=== Data block ===

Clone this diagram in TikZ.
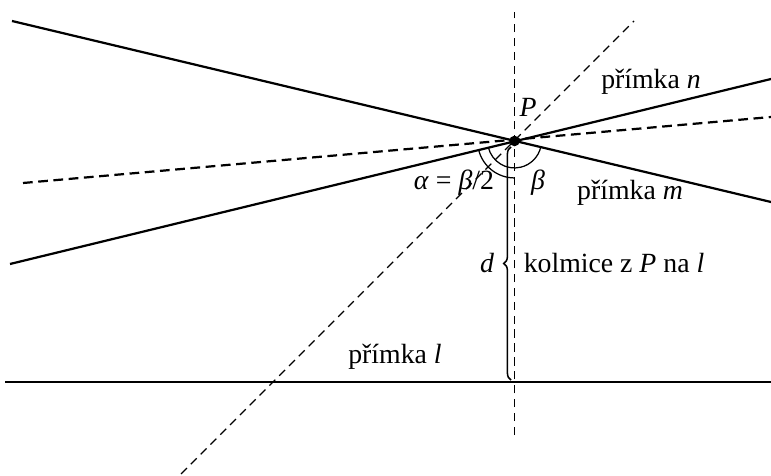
\documentclass[tikz,border=0pt]{standalone}
\usepackage{fontspec}
\setmainfont{Liberation Serif}
\usetikzlibrary{angles,calc,decorations.pathreplacing}

\begin{document}
\begin{tikzpicture}[x=0.36pt, y=0.36pt,
  thinline/.style={line width=0.45pt},
  thickline/.style={line width=0.8pt},
  thindash/.style={line width=0.4pt, dash pattern=on 3pt off 2pt},
  thickdash/.style={line width=0.8pt, dash pattern=on 3.5pt off 2pt},
  lbl/.style={inner sep=1pt, font=\normalsize}]
\useasboundingbox (0,0) rectangle (771,475);

% Points
\coordinate (P) at (514.5, 334);
\coordinate (F) at (514.5, 93);
\coordinate (mA) at (12, 454);
\coordinate (mB) at (771, 273);
\coordinate (nA) at (10, 211);
\coordinate (nB) at (771, 396);
\coordinate (bA) at (23, 292);
\coordinate (bB) at (771, 358);
\coordinate (dA) at (181, 1);
\coordinate (dB) at (634, 454);
\coordinate (vA) at (514.5, 40);
\coordinate (vB) at (514.5, 463);
\coordinate (lA) at (5, 93);
\coordinate (lB) at (771, 93);

% Line l
\draw[thinline] (lA) -- (lB);

% Dashed helper lines
\draw[thindash] (vA) -- (vB);
\draw[thindash] (dA) -- (dB);
\draw[thickdash] (bA) -- (bB);

% Lines m and n
\draw[thickline] (mA) -- (mB);
\draw[thickline] (nA) -- (nB);

% Angles
\pic[draw, thinline, angle radius=13.3pt] {angle = nA--P--F};
\pic[draw, thinline, angle radius=9.7pt] {angle = nA--P--mB};

% Perpendicular with brace
\coordinate (brB) at (511, 95);
\coordinate (brT) at (511, 328);
\draw[line width=0.55pt, decorate, decoration={brace, amplitude=2.6pt}] (brB) -- (brT);

% Point P
\fill (P) circle (1.9pt);

% Labels
\node[lbl] (labP) at (528, 368) {\textit{P}};
\node[lbl] (labn) at (651, 393) {přímka \textit{n}};
\node[lbl] (labm) at (630, 282) {přímka \textit{m}};
\node[lbl] (laba) at (454, 292) {\textit{α} = \textit{β}/2};
\node[lbl] (labb) at (538, 292) {\textit{β}};
\node[lbl] (labd) at (487, 212) {\textit{d}};
\node[lbl] (labk) at (614, 212) {kolmice z \textit{P} na \textit{l}};
\node[lbl] (labl) at (395, 118) {přímka \textit{l}};

\end{tikzpicture}
\end{document}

===

Restate exactly, please, only the lines between the start of the data and the line containing "thinline, angle radius=9.7pt]", both ends included, skipping the pictures.

Exercise response —
Clone this diagram in TikZ.
\documentclass[tikz,border=0pt]{standalone}
\usepackage{fontspec}
\setmainfont{Liberation Serif}
\usetikzlibrary{angles,calc,decorations.pathreplacing}

\begin{document}
\begin{tikzpicture}[x=0.36pt, y=0.36pt,
  thinline/.style={line width=0.45pt},
  thickline/.style={line width=0.8pt},
  thindash/.style={line width=0.4pt, dash pattern=on 3pt off 2pt},
  thickdash/.style={line width=0.8pt, dash pattern=on 3.5pt off 2pt},
  lbl/.style={inner sep=1pt, font=\normalsize}]
\useasboundingbox (0,0) rectangle (771,475);

% Points
\coordinate (P) at (514.5, 334);
\coordinate (F) at (514.5, 93);
\coordinate (mA) at (12, 454);
\coordinate (mB) at (771, 273);
\coordinate (nA) at (10, 211);
\coordinate (nB) at (771, 396);
\coordinate (bA) at (23, 292);
\coordinate (bB) at (771, 358);
\coordinate (dA) at (181, 1);
\coordinate (dB) at (634, 454);
\coordinate (vA) at (514.5, 40);
\coordinate (vB) at (514.5, 463);
\coordinate (lA) at (5, 93);
\coordinate (lB) at (771, 93);

% Line l
\draw[thinline] (lA) -- (lB);

% Dashed helper lines
\draw[thindash] (vA) -- (vB);
\draw[thindash] (dA) -- (dB);
\draw[thickdash] (bA) -- (bB);

% Lines m and n
\draw[thickline] (mA) -- (mB);
\draw[thickline] (nA) -- (nB);

% Angles
\pic[draw, thinline, angle radius=13.3pt] {angle = nA--P--F};
\pic[draw, thinline, angle radius=9.7pt] {angle = nA--P--mB};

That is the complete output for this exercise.